Buran Rhine Night from side

Buran Soviet Flag

(Pictures with permission of: Torsten Dillenburg, Marc-Cologne, Walter Kraegeloh, eternaltedium, Joachim S Muller and Netream.


  • The last surviving Buran has been exhibited around the world – most notably at the 2000 Olympic Games in Sydney – and will now be on display at the Technik Museum Speyer in Mannheim, Germany.

    I beg your pardon, but the museum is not located in Mannheim. As the name indicates, the “Technik Museum Speyer” is located in “Speyer”, just like the “Tower of London” is located in “London”, not “Manchester”.

    Evidence: here

    I sincerely apologize for causing this inconvenience. Dear moderator, please feel free to also remove this comment (fully or in part), should my remark again hurt the tender feelings of some fellow commenter and is being deemed suitable to spark a debate.

    In case my apology should not be considered being comprehensive and satisfying enough, I offer to contact the museum management and will ask to have the museum moved to Mannheim.

  • Apologies Heribert, my knowledge of German geography is clearly not up to scratch.

    I’ve corrected the error and the Buran has now magically moved 25km to the South of Mannheim, thus saving the museum’s adminstrators the logistical and financial headache of having to move their newly constructed shuttle hangar. 🙂

  • Well done Andy ! Btw … I saw the Buran on the river Rhine, the 4th picture (from the bottom) shows it when passing Düsseldorf.

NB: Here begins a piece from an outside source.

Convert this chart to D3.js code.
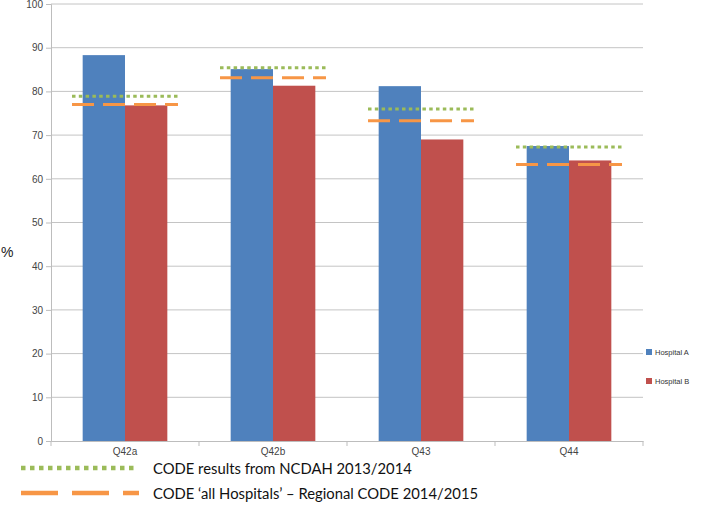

It was the second time I saw such special cargo being transported upstream. Some time ago a Russian Tupolev Tu-144 was transported to the museum that way as well.

    It was huge and white … had no KAL livery … and it wasn’t followed by evil Russian (or German) fighters either. But yes, the cabin lights were turned off.

  • I think they’ve also transported a submarine to Speyer via the same method – not sure it was Soviet though.

  • The Tu-144 was transported to the Museum Sinsheim which is (at least seems to be) a branch of the museum at Speyer. They also have a Concorde there. The submarine you mentioned is U-Boat U9 (German classification 205) and located at the mueum in Speyer. The submarine U9 was built by the Kieler Howaldtswerke and put into service on 11 April 1967.

    To particularly attract English and Irish visitors, the museum has also bought the famous “Houseboat Sean o’Kelley”. Here’s a video. Enjoy !

  • Hey Gentlemen,

    I saw the Buran years ago, at Park Kultury. The pics dont show you how big it really is. An impressive beast no doubt. Its great that its getting a nice retirement home though, rather than among drinkers and hawkers in Gorky Park.

  • I’m just wondering why the whoever owned it sold the thing. It’s not like the Russian government is in dire straits for fast cash these days, if they were in possession. But then again, Russia has been quite willing to sell off its culture in the rush (again) to grow economically, which also carries a lot of Westernization baggage.